In a crash last week in Mountain View, California, driver Walter Huang was killed. He was driving a Tesla Model X at the time and Tesla has confirmed in a blog post that during that moment, its autopilot feature was turned on.
“In the moments before the collision, which occurred at 9:27 a.m. on Friday, March 23rd, Autopilot was engaged with the adaptive cruise control follow-distance set to minimum. The driver had received several visual and one audible hands-on warning earlier in the drive and the driver’s hands were not detected on the wheel for six seconds prior to the collision. The driver had about five seconds and 150 meters of unobstructed view of the concrete divider with the crushed crash attenuator, but the vehicle logs show that no action was taken,” said Tesla in their blog post.
— Dean C. Smith (@DeanCSmith) 29 March 2018
The reason why the crash was so severe was that the highway crash attenuator which was built to reduce the impact of the crash was already crumpled due to an earlier crash. It was not replaced and hence when the Model X crashed into the divider, the damage was so severe that it caused a fire.
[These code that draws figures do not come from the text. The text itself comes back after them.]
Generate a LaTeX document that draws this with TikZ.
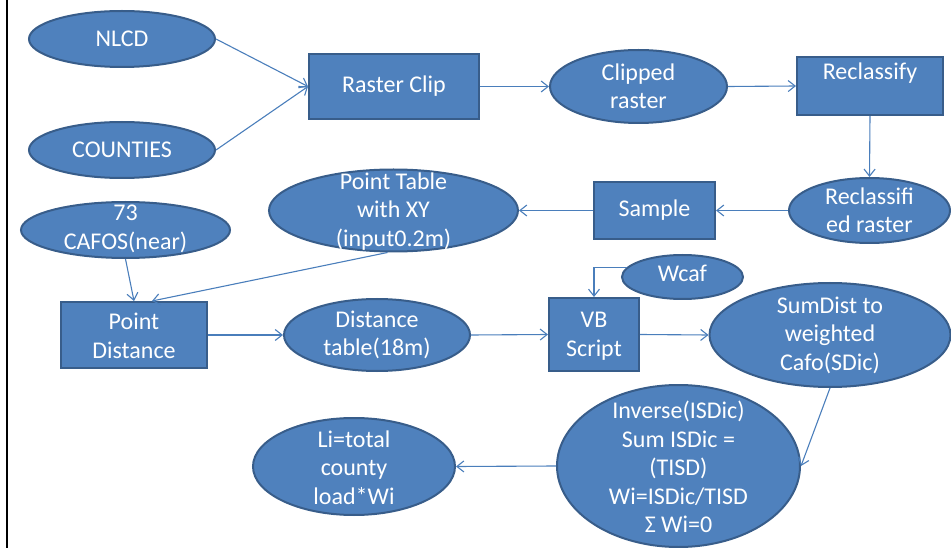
\documentclass[tikz,border=0pt]{standalone}
\usepackage{fontspec}
\setmainfont{Carlito}
\usetikzlibrary{arrows.meta,shapes.geometric}
\definecolor{boxfill}{HTML}{4F81BD}
\definecolor{boxline}{HTML}{385D8A}
\definecolor{arrowc}{HTML}{4A7EBB}
\begin{document}
\begin{tikzpicture}[x=1pt,y=-1pt,
  shp/.style={fill=boxfill,draw=boxline,line width=2pt,inner sep=0pt},
  ell/.style={shp,ellipse},
  box/.style={shp,rectangle},
  txt/.style={text=white,align=center,inner sep=0pt,font=\fontsize{24}{28.5}\selectfont},
  arr/.style={draw=arrowc,line width=1.1pt,-{Straight Barb[length=7pt,width=11pt]}}]
\useasboundingbox (0,0) rectangle (951,548);
\draw[line width=2.5pt] (7,0) -- (7,548);
% shapes
\node[ell,minimum width=186pt,minimum height=56pt] (nlcd) at (122,39) {};
\node[ell,minimum width=186pt,minimum height=56pt] (counties) at (122,150) {};
\node[box,minimum width=170pt,minimum height=65pt] (rclip) at (394,86.5) {};
\node[ell,minimum width=177pt,minimum height=73pt] (clipped) at (638.5,86.5) {};
\node[box,minimum width=146pt,minimum height=58pt] (reclass) at (870,86) {};
\node[ell,minimum width=161pt,minimum height=65pt] (reclassed) at (869.5,210.5) {};
\node[box,minimum width=121pt,minimum height=57pt] (sample) at (654.5,210.5) {};
\node[ell,minimum width=249pt,minimum height=82pt] (ptable) at (393.5,210.5) {};
\node[ell,minimum width=209pt,minimum height=56pt] (cafos) at (125.5,230) {};
\node[box,minimum width=146pt,minimum height=66pt] (pd) at (134,335) {};
\node[ell,minimum width=186pt,minimum height=72pt] (dtable) at (377,335) {};
\node[box,minimum width=90pt,minimum height=73pt] (vb) at (594,334.5) {};
\node[ell,minimum width=121pt,minimum height=44pt] (wcaf) at (682.5,277) {};
\node[ell,minimum width=241pt,minimum height=104pt] (sumdist) at (830,335) {};
\node[ell,minimum width=243pt,minimum height=162pt] (inverse) at (678.5,466) {};
\node[ell,minimum width=202pt,minimum height=97pt] (li) at (354,466.5) {};
% connectors
\draw[arr] (nlcd.east) -- (rclip.west);
\draw[arr] (counties.east) -- (rclip.west);
\draw[arr] (rclip.east) -- (clipped.west);
\draw[arr] (clipped.east) -- (reclass.west);
\draw[arr] (reclass.south) -- (reclassed.north);
\draw[arr] (reclassed.west) -- (sample.east);
\draw[arr] (sample.west) -- (ptable.east);
\draw[arr] ([xshift=-6pt]ptable.south) -- ([xshift=18pt]pd.north);
\draw[arr] (cafos.south) -- (pd.north);
\draw[arr] (pd.east) -- (dtable.west);
\draw[arr] (dtable.east) -- (vb.west);
\draw[arr] (wcaf.170) -| (vb.north);
\draw[arr] (vb.east) -- (sumdist.west);
\draw[arr] (sumdist.south) -- (inverse.east);
\draw[arr] (inverse.west) -- (li.east);
% texts
\node[txt] (nlcdt) at (nlcd) {NLCD};
\node[txt] (countiest) at (counties) {COUNTIES};
\node[txt] (rclipt) at (rclip) {Raster Clip};
\node[txt] (clippedt) at (clipped) {Clipped\\raster};
\node[txt] (reclasst) at (870,73) {Reclassify};
\node[txt] (reclassedt) at (reclassed) {Reclassifi\\ed raster};
\node[txt] (samplet) at (sample) {Sample};
\node[txt] (ptablet) at (393.5,211.5) {Point Table\\with XY\\(input0.2m)};
\node[txt] (cafost) at (125.5,229) {73\\CAFOS(near)};
\node[txt] (pdt) at (134,336) {Point\\Distance};
\node[txt] (dtablet) at (377,335) {Distance\\table(18m)};
\node[txt] (vbt) at (594,336) {VB\\Script};
\node[txt] (wcaft) at (682.5,273) {Wcaf};
\node[txt] (sumdistt) at (830,335) {SumDist to\\weighted\\Cafo(SDic)};
\node[txt] (inverset) at (678.5,467) {Inverse(ISDic)\\Sum ISDic =\\(TISD)\\Wi=ISDic/TISD\\Σ Wi=0};
\node[txt] (lit) at (354,467.5) {Li=total\\county\\load*Wi};
\end{tikzpicture}
\end{document}
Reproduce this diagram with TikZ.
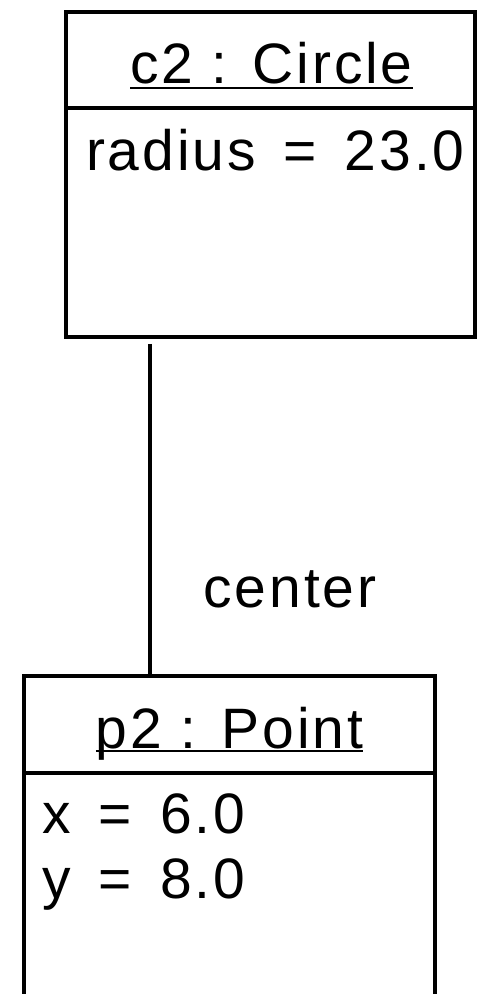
\documentclass[tikz,border=0pt]{standalone}
\usepackage{fontspec}
\setmainfont{Liberation Sans}[LetterSpace=5]
\newfontfamily\attrfont{Liberation Sans}[LetterSpace=5, WordSpace=1.5]
\begin{document}
\begin{tikzpicture}[x=1pt,y=-1pt,
  box/.style={draw, line width=3.5pt, inner sep=0pt},
  divider/.style={line width=3.5pt},
  link/.style={line width=3.5pt},
  uline/.style={line width=2pt},
  txt/.style={inner sep=0pt, font=\fontsize{57}{68}\selectfont},
  attr/.style={txt, anchor=base west, font=\attrfont\fontsize{57}{68}\selectfont}]
\useasboundingbox (0,0) rectangle (485,994);
\clip (0,0) rectangle (485,994);
% top object
\node[box, minimum width=409pt, minimum height=325pt] (c2) at (270.5,174.5) {};
\draw[divider] (c2.west |- 0,108) -- (c2.east |- 0,108);
\node[txt, anchor=base] (c2name) at (271.5,83) {c2 : Circle};
\draw[uline] ([yshift=-4.5pt]c2name.base west) -- ([yshift=-4.5pt]c2name.base east);
\node[attr] (c2r) at (86,170) {radius = 23.0};
% bottom object
\node[box, minimum width=411pt, minimum height=340pt] (p2) at (229.5,846) {};
\draw[divider] (p2.west |- 0,773) -- (p2.east |- 0,773);
\node[txt, anchor=base] (p2name) at (229.5,748) {p2 : Point};
\draw[uline] ([yshift=-3pt]p2name.base west) -- ([yshift=-3pt]p2name.base east);
\node[attr] (p2x) at (42,833) {x = 6.0};
\node[attr] (p2y) at (42,898) {y = 8.0};
% link
\coordinate (lk) at (150,500);
\draw[link, shorten <=5pt] (c2.south -| lk) -- (p2.north -| lk);
\node[txt, anchor=base] (role) at (290,607) {center};
\end{tikzpicture}
\end{document}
We have never seen this level of damage to a Model X in any other crash – Tesla
The family of the deceased driver said that Huang complained to Tesla about his car’s autopilot feature in a recent maintenance check at the service centre. Tesla stated that in their investigation, there wasn’t anything in the logs nor maintenance record that this was brought up.
Since an earlier accident which claimed another driver, Tesla has been notifying and constantly reminding their customers and the public that the autopilot system is a driver-assistance system and not one that fully functions on its own. Building in plenty of warning systems, Tesla has tried hard and hard to ensure the safety of their customers.